Toward the achievement of his art
At an age when most artists already had completed a large body of work, Rodin was just beginning to affirm his personal art. He received a state commission to create a bronze door for the future Museum of Decorative Arts, a grant that provided him with two workshops and whose advance payments made him financially secure.
That bronze door was to be the great effort of Rodin’s life. Although it was commissioned for delivery in 1884, it was left unfinished at his death in 1917. It was first cast posthumously the same year. The theme of its scenes was borrowed from Dante’s Divine Comedy, and eventually it came to be called The Gates of Hell. His original conception was similar to that of the 15th-century Italian sculptor Lorenzo Ghiberti in his The Gates of Paradise doors for the Baptistery in Florence. His plans were profoundly altered, however, by his visit to London in 1881 at the invitation of the painter Alphonse Legros. There Rodin saw the many Pre-Raphaelite paintings and drawings inspired by Dante, above all the hallucinatory works of William Blake. He transformed his plans for The Gates to ones that would reveal a universe of convulsed forms tormented by love, pain, and death. This unachieved monument was the framework out of which he created independent sculptural figures and groups, among them his famous The Thinker, originally conceived as a seated portrait of Dante for the upper part of the door. Rodin first exhibited it in 1888.

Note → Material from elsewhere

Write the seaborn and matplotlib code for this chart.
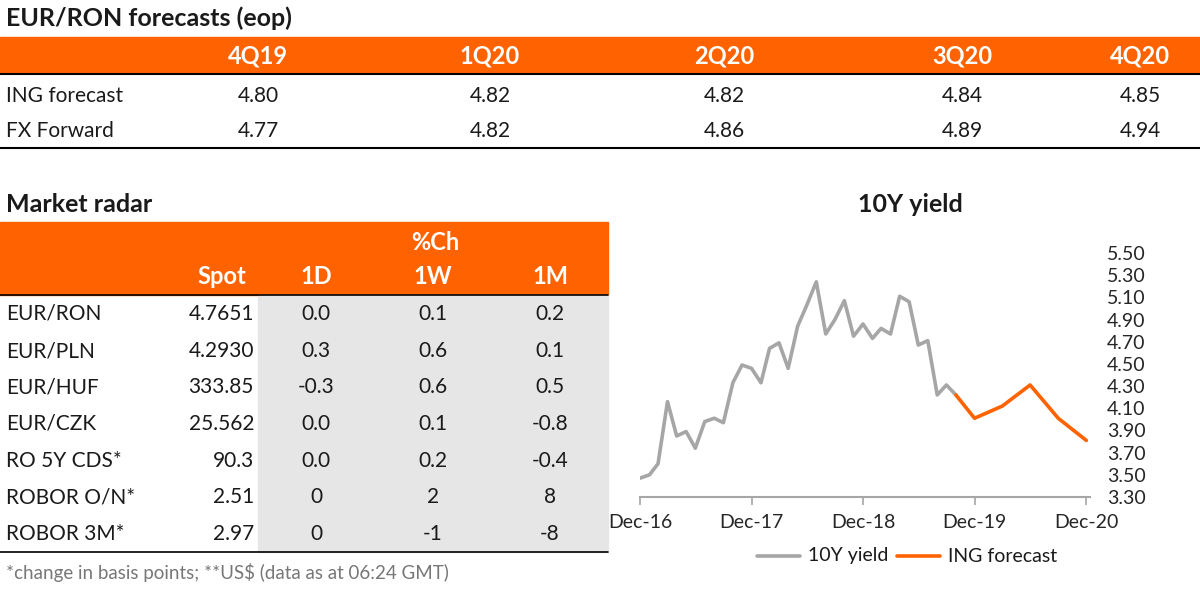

In 1884 Rodin was commissioned to create a monument for the town of Calais to commemorate the sacrifice of the burghers who gave themselves as hostages to King Edward III of England in 1347 to raise the yearlong siege of the famine-ravaged city. Rodin completed work on The Burghers of Calais within two years, but the monument was not dedicated until 1895. In 1913 a bronze casting of the Calais group was installed in the gardens of Parliament in London to commemorate the intervention of the English queen who had compelled her husband, King Edward, to show clemency to the heroes.
While the artist’s glory continued to increase, his private life was troubled by the numerous liaisons into which his unbridled sensuality plunged him. About 1885 he became the lover of one of his students, Camille Claudel, the gifted sister of the poet Paul Claudel. It proved a stormy romance beset by numerous quarrels, but it persisted until Camille’s madness brought it to a finish in 1898. Their attachment was deep and was pursued throughout the country. During the years of passion, Rodin executed sculptures of numerous couples in the throes of desire. The most sensuous of these groups was The Kiss, sometimes considered his masterpiece. The work, originally conceived as the figures of Paolo and Francesca for The Gates of Hell, was first exhibited in 1887 and exposed him to numerous scandals.